The end of March will mark a huge point in the history of Ireland cricket. If they win the Intercontinental Cup then they will secure themselves as a test cricketing side in 2019. This is the ultimate goal for a Associate member and one that is firmly within their grasp. But there are a few obstacles in their way and the biggest of those is Afghanistan.
Ireland have grabbed the bull by the horns so far in this cup and are sitting comfortable at the top of the table. But at the end of the month they will have to face Afghanistan, the only team truly threatening their position. And if their recent T20 series is anything to go by, it’s Afghanistan who will have the edge and Ireland who will be up against it.
Next Stop: ODIs
Before that game begins Ireland will be playing Afghanistan in a ODI series. This Afghanistan vs Ireland contest is a 5 game series that will prepare both teams for the face-off in just a couple weeks time. It will give Ireland a chance to right the wrongs of previous weeks, a chance to find their feet. They will look to players like Paul Sterling and Gary Wilson to step-up, beat Afghanistan and prove that they deserve their status as a test nation.

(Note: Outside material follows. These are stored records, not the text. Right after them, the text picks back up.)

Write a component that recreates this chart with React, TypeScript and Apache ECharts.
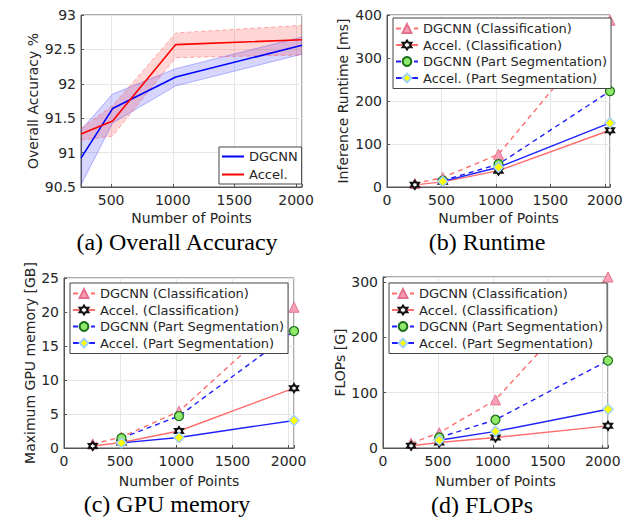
import React, { useEffect, useRef } from 'react';
import * as echarts from 'echarts';

// x values (number of points)
const numPoints = [256, 512, 1024, 2048];
const segPoints = [512, 1024, 2048];

// (a) Overall accuracy %
const dgcnnAcc = [90.92, 91.64, 92.1, 92.56];
const dgcnnAccLow = [90.53, 91.43, 91.97, 92.43];
const dgcnnAccHigh = [91.33, 91.85, 92.22, 92.68];
const accelAcc = [91.27, 91.46, 92.57, 92.64];
const accelAccLow = [91.18, 91.24, 92.38, 92.42];
const accelAccHigh = [91.35, 91.68, 92.74, 92.85];

// (b) Inference runtime [ms]
const rtDgcnnCls = [8, 22, 76, 388];
const rtAccelCls = [5, 12, 38, 132];
const rtDgcnnSeg = [15, 53, 223];
const rtAccelSeg = [13, 46, 149];

// (c) Max GPU memory [GB]
const memDgcnnCls = [0.6, 1.6, 5.4, 20.7];
const memAccelCls = [0.3, 0.8, 2.5, 8.8];
const memDgcnnSeg = [1.45, 4.7, 17.2];
const memAccelSeg = [0.75, 1.55, 4.05];

// (d) FLOPs [G]
const flDgcnnCls = [8.5, 27.5, 87, 309];
const flAccelCls = [4, 10, 19, 40];
const flDgcnnSeg = [19, 51, 158];
const flAccelSeg = [14, 30, 70];

// axis ticks / labels
const xTickStep = 500;
const accYTicks = { min: 90.5, max: 93, step: 0.5 };
const rtYTicks = { min: 0, max: 400, step: 100 };
const memYTicks = { min: 0, max: 25, step: 5 };
const flYTicks = { min: 0, max: 309, step: 100 };

const captions = ['(a) Overall Accuracy', '(b) Runtime', '(c) GPU memory', '(d) FLOPs'];
const yNames = ['Overall Accuracy %', 'Inference Runtime [ms]', 'Maximum GPU memory [GB]', 'FLOPs [G]'];
const xName = 'Number of Points';
const clsNames = ['DGCNN (Classification)', 'Accel. (Classification)', 'DGCNN (Part Segmentation)', 'Accel. (Part Segmentation)'];

const FONT = 'DejaVu Sans';
const TXT = '#262626';
const AX = '#555555';
const GRIDLINE = '#e6e6e6';

const HEXAGRAM = 'path://M0 -10 L2.887 -5 L8.66 -5 L5.774 0 L8.66 5 L2.887 5 L0 10 L-2.887 5 L-8.66 5 L-5.774 0 L-8.66 -5 L-2.887 -5 Z';

const pairs = (xs: number[], ys: number[]) => xs.map((x, i) => [x, ys[i]]);

function buildOption() {
  const grids = [
    { left: 81, top: 15, width: 221, height: 172 },
    { left: 387, top: 15, width: 223, height: 172 },
    { left: 64, top: 278, width: 230, height: 170 },
    { left: 383, top: 277, width: 225, height: 171 },
  ].map((g) => ({ ...g, show: true, borderColor: AX, borderWidth: 1, backgroundColor: '#fff' }));

  const xNameGaps = [24, 24, 26, 26];
  const xAxis = grids.map((_, gi) => ({
    type: 'value',
    gridIndex: gi,
    min: gi === 0 ? 256 : 0,
    max: 2048,
    ...(gi === 0 ? { splitNumber: 3 } : { interval: xTickStep }),
    name: xName,
    nameLocation: 'middle',
    nameGap: xNameGaps[gi],
    nameTextStyle: { fontSize: 14, color: TXT, fontFamily: FONT },
    axisLine: { show: true, lineStyle: { color: AX } },
    axisTick: { show: true, inside: true, length: 3, lineStyle: { color: AX } },
    axisLabel: {
      fontSize: 14, color: TXT, fontFamily: FONT, margin: 6,
      formatter: (v: number) => (v % xTickStep === 0 ? String(v) : ''),
    },
    splitLine: { show: true, lineStyle: { color: GRIDLINE } },
  }));

  const yT = [accYTicks, rtYTicks, memYTicks, flYTicks];
  const yNameGaps = [41, 37, 25, 34];
  const yAxis = grids.map((_, gi) => ({
    type: 'value',
    gridIndex: gi,
    min: yT[gi].min,
    max: yT[gi].max,
    interval: yT[gi].step,
    name: yNames[gi],
    nameLocation: 'middle',
    nameGap: yNameGaps[gi],
    nameTextStyle: { fontSize: 14, color: TXT, fontFamily: FONT },
    axisLine: { show: true, lineStyle: { color: AX } },
    axisTick: { show: true, inside: true, length: 3, lineStyle: { color: AX } },
    axisLabel: {
      fontSize: 14, color: TXT, fontFamily: FONT, margin: 5,
      formatter: (v: number) => {
        const k = Math.round((v - yT[gi].min) / yT[gi].step);
        return Math.abs(yT[gi].min + k * yT[gi].step - v) < 1e-6 ? String(v) : '';
      },
    },
    splitLine: { show: true, lineStyle: { color: GRIDLINE } },
  }));

  const series: any[] = [];
  const base = (gi: number) => ({ type: 'line', xAxisIndex: gi, yAxisIndex: gi, animation: false });

  // (a) confidence bands, drawn as polygons through the axis scales
  const band = (key: string, low: number[], high: number[], fill: string, edge: any, z: number) => {
    series.push({
      type: 'custom',
      name: key,
      coordinateSystem: 'cartesian2d',
      xAxisIndex: 0,
      yAxisIndex: 0,
      data: numPoints.map((x, i) => [x, low[i], high[i]]),
      encode: { x: 0, y: [1, 2] },
      z,
      silent: true,
      renderItem: (params: any, api: any) => {
        if (params.dataIndex !== 0) return null;
        const top = numPoints.map((x, i) => api.coord([x, high[i]]));
        const bot = numPoints.map((x, i) => api.coord([x, low[i]])).reverse();
        return { type: 'polygon', shape: { points: top.concat(bot) }, style: { fill, stroke: 'none' } };
      },
    });
    series.push({ ...base(0), name: key + '-low', data: pairs(numPoints, low), symbol: 'none', lineStyle: edge, z });
    series.push({ ...base(0), name: key + '-high', data: pairs(numPoints, high), symbol: 'none', lineStyle: edge, z });
  };
  band('dgcnnband', dgcnnAccLow, dgcnnAccHigh, 'rgba(50,50,255,0.2)', { color: 'rgba(60,60,255,0.35)', width: 1 }, 2);
  band('accelband', accelAccLow, accelAccHigh, 'rgba(255,50,50,0.2)', { color: 'rgba(255,80,80,0.45)', width: 1, type: [4, 3] }, 2);
  series.push({ ...base(0), name: 'DGCNN', data: pairs(numPoints, dgcnnAcc), symbol: 'none', color: '#0000ff', lineStyle: { color: '#0000ff', width: 1.6 }, z: 3 });
  series.push({ ...base(0), name: 'Accel.', data: pairs(numPoints, accelAcc), symbol: 'none', color: '#ff0000', lineStyle: { color: '#ff0000', width: 1.6 }, z: 3 });

  // (b)-(d)
  const sets = [
    [rtDgcnnCls, rtAccelCls, rtDgcnnSeg, rtAccelSeg],
    [memDgcnnCls, memAccelCls, memDgcnnSeg, memAccelSeg],
    [flDgcnnCls, flAccelCls, flDgcnnSeg, flAccelSeg],
  ];
  sets.forEach((s, k) => {
    const gi = k + 1;
    series.push({
      ...base(gi), name: clsNames[0], data: pairs(numPoints, s[0]), clip: false,
      symbol: 'triangle', symbolSize: 10,
      lineStyle: { color: '#ff6e6e', width: 1.4, type: [5, 4] },
      itemStyle: { color: '#f5a0b6', borderColor: '#e5708c', borderWidth: 1 }, z: 3,
    });
    series.push({
      ...base(gi), name: clsNames[1], data: pairs(numPoints, s[1]), clip: false,
      symbol: HEXAGRAM, symbolSize: 8,
      lineStyle: { color: '#ff6e6e', width: 1.4 },
      itemStyle: { color: '#ffffff', borderColor: '#111111', borderWidth: 2 }, z: 4,
    });
    series.push({
      ...base(gi), name: clsNames[2], data: pairs(segPoints, s[2]), clip: false,
      symbol: 'circle', symbolSize: 9,
      lineStyle: { color: '#2020ff', width: 1.4, type: [5, 4] },
      itemStyle: { color: '#90ea6a', borderColor: '#1b6e1b', borderWidth: 1.2 }, z: 5,
    });
    series.push({
      ...base(gi), name: clsNames[3], data: pairs(segPoints, s[3]), clip: false,
      symbol: 'diamond', symbolSize: 10,
      lineStyle: { color: '#2020ff', width: 1.4 },
      itemStyle: { color: '#ffff00', borderColor: '#9fd0ff', borderWidth: 1.5 }, z: 6,
    });
  });

  const legendBase = {
    orient: 'vertical',
    selectedMode: false,
    backgroundColor: '#ffffff',
    borderColor: '#444444',
    borderWidth: 1,
    textStyle: { fontSize: 13, color: TXT, fontFamily: FONT },
    itemWidth: 22,
    z: 10,
  };
  const legend = [
    { ...legendBase, left: 219, top: 147, data: ['DGCNN', 'Accel.'], icon: 'rect', itemHeight: 2, itemGap: 5, padding: [3, 4, 3, 3] },
    { ...legendBase, left: 393, top: 18, data: clsNames, itemHeight: 11, itemGap: 3.5, padding: [4, 4, 4, 2] },
    { ...legendBase, left: 70, top: 283, data: clsNames, itemHeight: 11, itemGap: 3.5, padding: [4, 4, 4, 2] },
    { ...legendBase, left: 389, top: 283, data: clsNames, itemHeight: 11, itemGap: 3.5, padding: [4, 4, 4, 2] },
  ];

  const capPos = [[177, 242], [487, 242], [167, 504], [482, 505]];
  const graphic = captions.map((t, i) => ({
    type: 'text',
    x: capPos[i][0],
    y: capPos[i][1],
    style: {
      text: t, fontSize: 24, fontFamily: 'Liberation Serif', fill: '#000',
      align: 'center', verticalAlign: 'middle',
    },
  }));

  return {
    animation: false,
    backgroundColor: '#ffffff',
    textStyle: { fontFamily: FONT },
    grid: grids,
    xAxis,
    yAxis,
    legend,
    series,
    graphic,
  };
}

export default function App() {
  const ref = useRef<HTMLDivElement>(null);
  useEffect(() => {
    document.body.style.margin = '0';
    const chart = echarts.init(ref.current!, null, { renderer: 'svg' });
    chart.setOption(buildOption() as any);
    return () => chart.dispose();
  }, []);
  return <div ref={ref} style={{ width: 629, height: 517 }} />;
}
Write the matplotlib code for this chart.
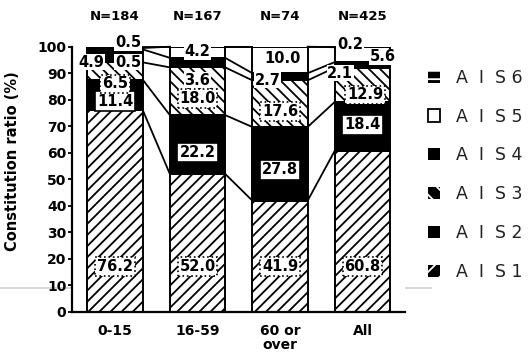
import numpy as np
import matplotlib
matplotlib.use("Agg")
import matplotlib.pyplot as plt
from matplotlib.patches import Patch
from matplotlib.lines import Line2D

# AIS share (%) by age group
groups = ['0-15', '16-59', '60 or\nover', 'All']
n_counts = [184, 167, 74, 425]
ais1 = [76.2, 52.0, 41.9, 60.8]
ais2 = [11.4, 22.2, 27.8, 18.4]
ais3 = [6.5, 18.0, 17.6, 12.9]
ais4 = [4.9, 3.6, 2.7, 2.1]
ais5 = [0.5, 4.2, 10.0, 5.6]
ais6 = [0.5, 0.0, 0.0, 0.2]
layer_names = ['AIS1', 'AIS2', 'AIS3', 'AIS4', 'AIS5', 'AIS6']
yticks = list(range(0, 101, 10))

layers = [ais1, ais2, ais3, ais4, ais5, ais6]

# fill style per layer: (face, hatch, hatch colour)
styles = {
    'AIS1': ('white', '///', 'black'),
    'AIS2': ('black', '', 'black'),
    'AIS3': ('white', '\\\\\\', 'black'),
    'AIS4': ('black', '', 'black'),
    'AIS5': ('white', '', 'black'),
    'AIS6': ('black', '---', 'white'),
}
legend_styles = {
    'AIS1': ('black', '//', 'white'),
    'AIS2': ('black', '', 'black'),
    'AIS3': ('black', '\\\\', 'white'),
    'AIS4': ('black', '', 'black'),
    'AIS5': ('white', '', 'black'),
    'AIS6': ('black', '--', 'white'),
}

# where each value label sits: (shift from bar centre, height in %)
spots = {
    'AIS1': [(0, 17), (0, 17), (0, 17), (0, 17)],
    'AIS2': [(0, 79.5), (0, 60), (0, 53.5), (0, 70.5)],
    'AIS3': [(0, 86), (0, 80.5), (0, 75.5), (0.03, 81.8)],
    'AIS4': [(-0.29, 94.2), (0, 87.4), (-0.15, 87.4), (-0.27, 90)],
    'AIS5': [(0.16, 94.2), (0, 98.2), (0.03, 95.7), (0.24, 96.2)],
    'AIS6': [(0.16, 101.6), None, None, (-0.15, 100.7)],
}

plt.rcParams['font.family'] = 'DejaVu Sans'
plt.rcParams['hatch.linewidth'] = 1.3

fig = plt.figure(figsize=(5.32, 3.62), dpi=100)
ax = fig.add_axes([0.1353, 0.139, 0.626, 0.732])

x = np.arange(len(groups))
w = 0.67
bottom = np.zeros(len(groups))
tops = []
for name, vals in zip(layer_names, layers):
    face, hatch, hcol = styles[name]
    ax.bar(x, vals, w, bottom=bottom, color=face, hatch=hatch,
           edgecolor=hcol, linewidth=0, zorder=2)
    # black outline round every segment
    ax.bar(x, vals, w, bottom=bottom, fill=False,
           edgecolor='black', linewidth=1.4, zorder=3)
    bottom = bottom + np.array(vals)
    tops.append(bottom.copy())

# lines joining the layer boundaries of neighbouring bars
for t in tops:
    for i in range(len(groups) - 1):
        ax.plot([x[i] + w / 2, x[i + 1] - w / 2], [t[i], t[i + 1]],
                color='black', lw=1.3, zorder=2, clip_on=False)

# value labels
for name, vals in zip(layer_names, layers):
    for i, v in enumerate(vals):
        spot = spots[name][i]
        if spot is None:
            continue
        if name in ('AIS1', 'AIS3'):
            box = dict(boxstyle='square,pad=0.12', fc='white', ec='black',
                       ls=':', lw=1.2)
        elif name == 'AIS2':
            box = dict(boxstyle='square,pad=0.15', fc='white', ec='black',
                       lw=1.2)
        else:
            box = dict(boxstyle='square,pad=0.05', fc='white', ec='none')
        ax.text(x[i] + spot[0], spot[1], f'{v:.1f}', ha='center', va='center',
                fontsize=10.5, fontweight='bold', bbox=box, zorder=5,
                clip_on=False)

# sample sizes over the bars
for i, n in enumerate(n_counts):
    ax.text(x[i], 111.3, f'N={n}', ha='center', va='center', fontsize=9.5,
            fontweight='bold', clip_on=False)

ax.set_xlim(-0.521, 3.515)
ax.set_ylim(0, 100)
ax.set_yticks(yticks)
ax.set_yticklabels([str(t) for t in yticks], fontsize=10, fontweight='bold')
ax.set_xticks(x)
ax.set_xticklabels(groups, fontsize=10, fontweight='bold', linespacing=0.95)
ax.tick_params(axis='x', length=0, pad=9)
ax.tick_params(axis='y', length=3, width=1.3, pad=1)
for side in ('top', 'right'):
    ax.spines[side].set_visible(False)
for side in ('left', 'bottom'):
    ax.spines[side].set_linewidth(1.6)
ax.set_ylabel('Constitution ratio (%)', fontsize=10.5, fontweight='bold')
ax.yaxis.set_label_coords(-0.156, 0.57)

handles = []
for name in reversed(layer_names):
    face, hatch, hcol = legend_styles[name]
    handles.append(Patch(facecolor=face, hatch=hatch,
                         edgecolor='black' if face == 'white' else hcol,
                         linewidth=1.3 if face == 'white' else 0))
labels = ['A  I  S ' + name[-1] for name in reversed(layer_names)]
fig.legend(handles, labels, loc='upper left',
           bbox_to_anchor=(419 / 532, 1 - 60 / 362), frameon=False,
           fontsize=12.5, handlelength=0.72, handleheight=0.72,
           handletextpad=0.9, labelspacing=1.2, borderpad=0,
           labelcolor='#222222')

# faint streak across the lower part of the sheet
fig.add_artist(Line2D([0, 0.81], [1 - 288 / 362] * 2, color='#cfcfcf',
                      lw=1.2, transform=fig.transFigure, zorder=0))

fig.savefig('out.png', dpi=100)
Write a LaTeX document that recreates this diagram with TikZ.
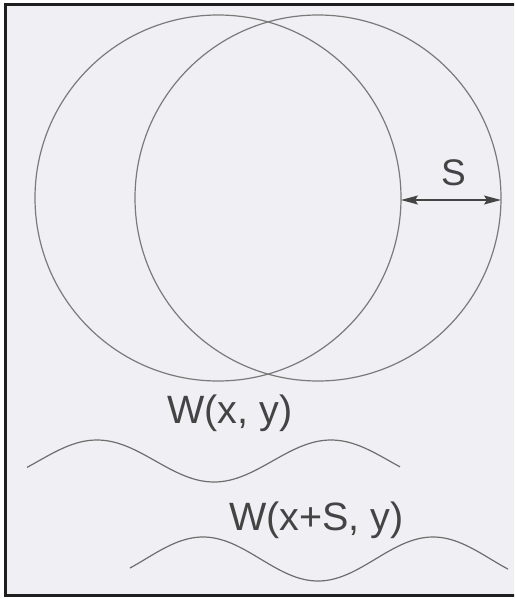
\documentclass[tikz,border=0pt]{standalone}
\usepackage{fontspec}
\setmainfont{Liberation Sans}
\usetikzlibrary{arrows.meta}
\definecolor{bgc}{HTML}{F0F0F4}
\definecolor{linec}{HTML}{7A7A7A}
\definecolor{wavec}{HTML}{6E6E6E}
\definecolor{textc}{HTML}{444444}
\definecolor{framec}{HTML}{1E1E1E}
\tikzset{
  circ/.style={draw=linec, line width=1.2pt},
  wave/.style={draw=wavec, line width=1.2pt},
  lbl/.style={text=textc, inner sep=0pt, anchor=base west, font=\fontsize{39.5}{42}\selectfont},
  dimarrow/.style={draw=textc, line width=1.2pt, {Stealth[length=17pt,width=9pt,inset=3pt]}-{Stealth[length=17pt,width=9pt,inset=3pt]}}
}
\begin{document}
\begin{tikzpicture}[x=1pt,y=-1pt]
\useasboundingbox (0,0) rectangle (514,599);
\clip (0,0) rectangle (514,599);
\fill[white] (0,0) rectangle (514,599);
\draw[framec, line width=3pt, fill=bgc] (5,5) rectangle (560,595);
% circles
\draw[circ] (218,198) circle[radius=183];
\draw[circ] (318,198) circle[radius=183];
% dimension S
\coordinate (L1) at (401,200);
\coordinate (R2) at (501,200);
\draw[dimarrow] (L1) -- (R2);
\node[lbl, font=\fontsize{37}{40}\selectfont] (S) at (441,185) {S};
% waves
\draw[wave] plot[domain=27:400, samples=120, smooth] (\x, {461-21*cos((\x-97)/234*360)});
\draw[wave] plot[domain=130:508, samples=120, smooth] (\x, {559-22*cos((\x-203)/230*360)});
% labels
\node[lbl] (W1) at (167,423) {W(x, y)};
\node[lbl] (W2) at (229,530) {W(x+S, y)};
\end{tikzpicture}
\end{document}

And if those players fail to prove their worth and Ireland aren’t able to take control, then everything could begin to fall apart for them in the Intercontinental Cup. At this stage, with their goal within touching distance, that would be a huge shame and one that they won’t recover from in a hurry.
Can Ireland Earn Test Status?
It was initially announced that the winner of the Intercontinental Cup would need to play the lowest ranked Test nation and would be granted Test status if they won that game. However, the board has since announced that there will be a total of 2 new Test nations. This means that the winner of the Intercontinental Cup will be automatically granted status. It should also be a sure-fire thing for the runner-up. That should mean success for both Ireland and Afghanistan, but it’s not quite that simple.
Ireland have won four from four at the top of the table and Afghanistan, sitting behind them, have only won three of their four games. But the other game was a draw, not a loss, and that means that a victory for Afghanistan will push them ahead of Ireland with a few games left to play.
After this game, Ireland will then have to play Scotland and Hong Kong. These are two games you would expect them to win, but many things can go wrong. Several games have been drawn because of the weather, including Scotland and Afghanistan. If the same happens with either of these games for Ireland, it could begin to get nervous in the Irish camp. What’s more, Papua New Guinea, who look like the most likely team to steal their glory, don’t have either Ireland or Afghanistan to play and could easily win their last two games.
But, It’s not Likely
Whatever happens in the Intercontinental Cup, it’s highly unlikely that Ireland will not be a Test nation by 2019 and that Afghanistan won’t be by their side. The only question that should be asked is “can they hold onto that status?” Cricket used to be a game contested between the ten best teams in the world and no one else. It was David vs Goliath anytime one of those ten played the Associate members. That, however, is no longer the case.
The level of quality is increasing throughout the game and there are a number of teams that can steal in there. It just takes a bad run of form, a few injuries or a little bad luck and teams like Ireland could be replaced by Hong Kong, Netherlands, UAE or even Scotland. The Scottish have actually mirrored Ireland’s rise in many ways. What’s more Scottish sport is on the up across the board. Not only has their football team gone back to its glory days and have finally started to compete again, but it’s quickly becoming one of the rising stars of sports like Rugby League and Rugby Union, with plenty more talent on the increase in darts, snooker and many more sports.
They will have their sights set on that Test status, as will many other Associate members. So, while Ireland will likely become a Test nation, the hardest part is going to be keeping a hold of that status.